Once the dough has risen, remove from the bowl. Knead the dough a few times, let rest a few minutes covered, and then roll into a large rectangle to spread on the filling. Measurements for the filling are approximate. I never measure my filling. I start with about a half a stick of softened butter and spread it on the dough using a butter knife or offset spatula. I sprinkle sugar over the butter and the cinnamon over that. My family prefers the buns to be a little bit light on the cinnamon, but use as much as suits your tastes. Leave a small margin at the edges of the rectangle so that it will seal when rolled up. From here, you can either roll the rectangle into a log and slice, like classic American cinnamon buns, or you can shape them like Swedish buns. To shape them in the Swedish style, fold your rectangle the long way in thirds, like folding a letter. Use your rolling pin to press the layers of the “letter” together and flatten slightly. Slice the new, thin rectangle into 2” wide sections and slice each section in the middle, about ¾ of the way up the piece of dough, like you are making legs. (See photo.) Stretch and twist each of the “legs” and form into a knot with the twisted parts on top. This is not as difficult as it sounds and is very forgiving, so be a little creative and don’t worry about having perfect form. Place each formed bun onto a parchment-lined baking sheet, leaving a couple of inches between buns as they spread in the oven, and allow the buns to rest and rise for about ½ an hour.
Heat oven to 450 degrees.
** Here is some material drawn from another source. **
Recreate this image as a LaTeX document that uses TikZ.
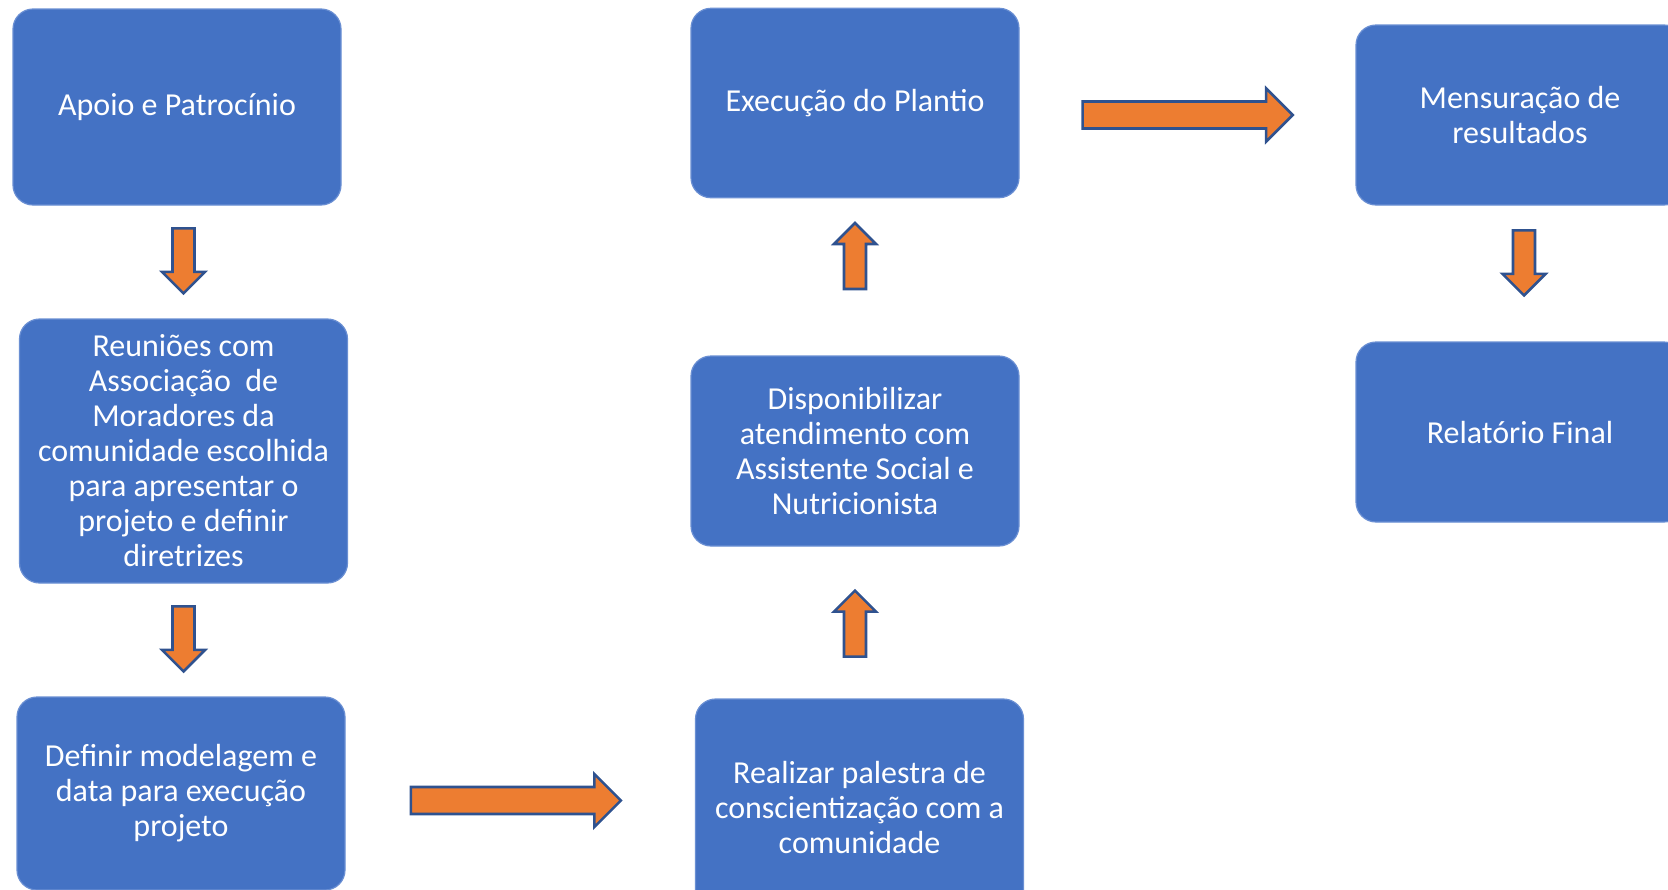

If you like, you can brush each bun with an egg wash (crack an egg and break up with a fork, then use a pastry brush to apply the egg to the tops of the buns) and sprinkle with course sugar or Swedish pearl sugar. Bake buns for 12-14 minutes, keeping a close eye on them. When they are golden brown and baked through, remove from oven and let cool on a rack until they are cool enough to eat. Enjoy warm or at room temperature. Buns are best eaten the day they are baked, but will keep for a day or two.